My family friends returned from Hong Kong recently, so a requirement of their return was their coming for a visit at our house, given that Chinese New Year was also quickly around the corner. Sitting down over a table of Swiss roll cake, macaroons and earl grey tea with choice of milk and sugar, they started to talk about the changing face of Chinese.

My uncle asked me if I understood the meaning of various phrases, where he used the simple character of ‘water’ in several different ways. In one way, the character meant ‘money’, which I was aware of. In other ways, there were a handful more, none of which I can remember. Quite a few of these not even my parents can remember.

This just comes to make me realise that you can only ever be as fluent in a language as your parents are, or as the people around you are. If I were someone who was engaged with the community in Hong Kong somehow, or had ties with Cantonese students here in Sydney I might have a better opportunity to extend my Cantonese and pick up more current Cantonese slang.

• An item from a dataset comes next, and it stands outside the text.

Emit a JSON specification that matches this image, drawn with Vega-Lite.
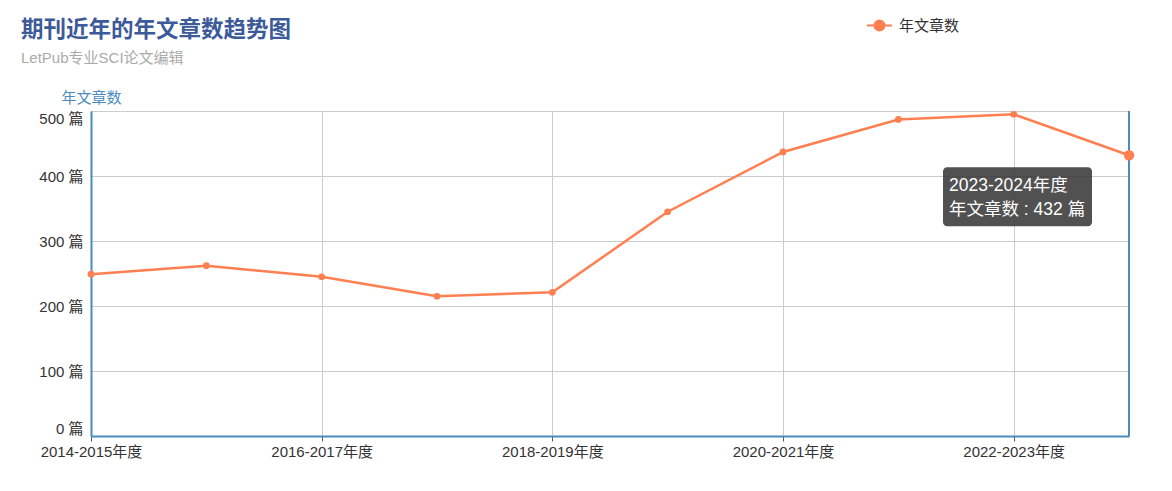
{
  "$schema": "https://vega.github.io/schema/vega-lite/v6.json",
  "width": 1038,
  "height": 325,
  "autosize": "none",
  "padding": {"left": 91, "top": 111, "right": 43, "bottom": 55},
  "background": "white",
  "config": {
    "font": "Liberation Sans, Noto Sans CJK SC, sans-serif",
    "view": {"stroke": null}
  },
  "title": {
    "text": "期刊近年的年文章数趋势图",
    "subtitle": "LetPub专业SCI论文编辑",
    "anchor": "start",
    "frame": "group",
    "dx": -70,
    "dy": 64,
    "offset": 10,
    "fontSize": 22.5,
    "fontWeight": "bold",
    "color": "#3c5a99",
    "subtitleFontSize": 15,
    "subtitleColor": "#aaaaaa",
    "subtitlePadding": 10
  },
  "data": {
    "values": [
      {"year": "2014-2015年度", "count": 249},
      {"year": "2015-2016年度", "count": 262},
      {"year": "2016-2017年度", "count": 245},
      {"year": "2017-2018年度", "count": 215},
      {"year": "2018-2019年度", "count": 221},
      {"year": "2019-2020年度", "count": 345},
      {"year": "2020-2021年度", "count": 437},
      {"year": "2021-2022年度", "count": 487},
      {"year": "2022-2023年度", "count": 495},
      {"year": "2023-2024年度", "count": 432}
    ]
  },
  "encoding": {
    "x": {
      "field": "year",
      "type": "ordinal",
      "scale": {"type": "point", "padding": 0},
      "axis": {
        "values": ["2014-2015年度", "2016-2017年度", "2018-2019年度", "2020-2021年度", "2022-2023年度"],
        "title": null,
        "labelAngle": 0,
        "labelFontSize": 15,
        "labelColor": "#333333",
        "labelPadding": 3,
        "domainColor": "#4b8bbe",
        "domainWidth": 2,
        "tickColor": "#555555",
        "tickSize": 5,
        "grid": true,
        "gridColor": "#cccccc"
      }
    },
    "y": {
      "field": "count",
      "type": "quantitative",
      "scale": {"domain": [0, 500], "nice": false},
      "axis": {
        "values": [0, 100, 200, 300, 400, 500],
        "title": "年文章数",
        "titleAngle": 0,
        "titleX": 0,
        "titleY": -14,
        "titleAlign": "center",
        "titleBaseline": "middle",
        "titleColor": "#4b8bbe",
        "titleFontSize": 15,
        "titleFontWeight": "normal",
        "labelExpr": "datum.value + ' 篇'",
        "labelFlush": true,
        "labelFontSize": 15,
        "labelColor": "#333333",
        "labelPadding": 8,
        "ticks": false,
        "domainColor": "#4b8bbe",
        "domainWidth": 2,
        "grid": true,
        "gridColor": "#cccccc"
      }
    }
  },
  "layer": [
    {
      "transform": [{"filter": "datum.year == '2023-2024年度'"}],
      "mark": {"type": "rule", "color": "#4b8bbe", "strokeWidth": 2},
      "encoding": {
        "y": {"datum": 0},
        "y2": {"datum": 500}
      }
    },
    {
      "mark": {"type": "line", "strokeWidth": 2.5},
      "encoding": {
        "stroke": {
          "datum": "年文章数",
          "scale": {"range": ["#ff7f50"]},
          "legend": {
            "orient": "none",
            "legendX": 775,
            "legendY": -99,
            "title": null,
            "symbolType": "M-1,0L-0.4,0M0.4,0L1,0M-0.4,0A0.4,0.4,0,1,1,0.4,0A0.4,0.4,0,1,1,-0.4,0",
            "symbolSize": 625,
            "symbolStrokeWidth": 2,
            "symbolFillColor": "#ff7f50",
            "symbolStrokeColor": "#ff7f50",
            "labelFontSize": 15,
            "labelColor": "#333333",
            "labelOffset": 6
          }
        }
      }
    },
    {
      "transform": [{"filter": "datum.year != '2023-2024年度'"}],
      "mark": {"type": "point", "filled": true, "size": 45, "color": "#ff7f50", "opacity": 1}
    },
    {
      "transform": [{"filter": "datum.year == '2023-2024年度'"}],
      "mark": {"type": "point", "filled": true, "size": 110, "color": "#ff7f50", "opacity": 1}
    },
    {
      "transform": [{"filter": "datum.year == '2023-2024年度'"}],
      "mark": {"type": "rect", "fill": "#333333", "opacity": 0.85, "cornerRadius": 4, "xOffset": -186, "x2Offset": -37, "yOffset": 12, "y2Offset": 71},
      "encoding": {
        "x2": {"field": "year"},
        "y2": {"field": "count"}
      }
    },
    {
      "transform": [{"filter": "datum.year == '2023-2024年度'"}],
      "mark": {"type": "text", "align": "left", "baseline": "middle", "dx": -180, "dy": 31, "fontSize": 17.5, "color": "#ffffff"},
      "encoding": {"text": {"field": "year"}}
    },
    {
      "transform": [
        {"filter": "datum.year == '2023-2024年度'"},
        {"calculate": "'年文章数 : ' + datum.count + ' 篇'", "as": "tip"}
      ],
      "mark": {"type": "text", "align": "left", "baseline": "middle", "dx": -180, "dy": 55, "fontSize": 17.5, "color": "#ffffff"},
      "encoding": {"text": {"field": "tip"}}
    }
  ]
}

However I’ve been conditioned by Australian schooling systems to mostly use English outside of the home, and tend to only use Cantonese with my family which is why how fluent I can ultimately be lies with how much I interact with my family and how much of the modern slang they in turn know.

Indeed, in an article I read lately, the writer questions whether we can be truly fluent in a language at all. Language is a living, breathing thing which means it is constantly evolving, such that it can be extremely hard to keep up. You can be a native of a language, such as I am, but that doesn’t necessarily mean you are fluent in it either, given that I likely would not understand a great deal of the slang used today.

It’s an interesting perspective and really opens my eyes. Given the opportunity, I would like to go and live in Hong Kong one day and truly immerse myself in the language and culture there. Australia is home yet not, it has never truly felt like home in the sense that I’ve never really been free while here. Maybe while I’m there I’ll pick up more Chinese characters too - at least that’s what I hope. Because whatever I know will be all that I can pass on, unless that child is determined to really pick up where I’ve fallen short.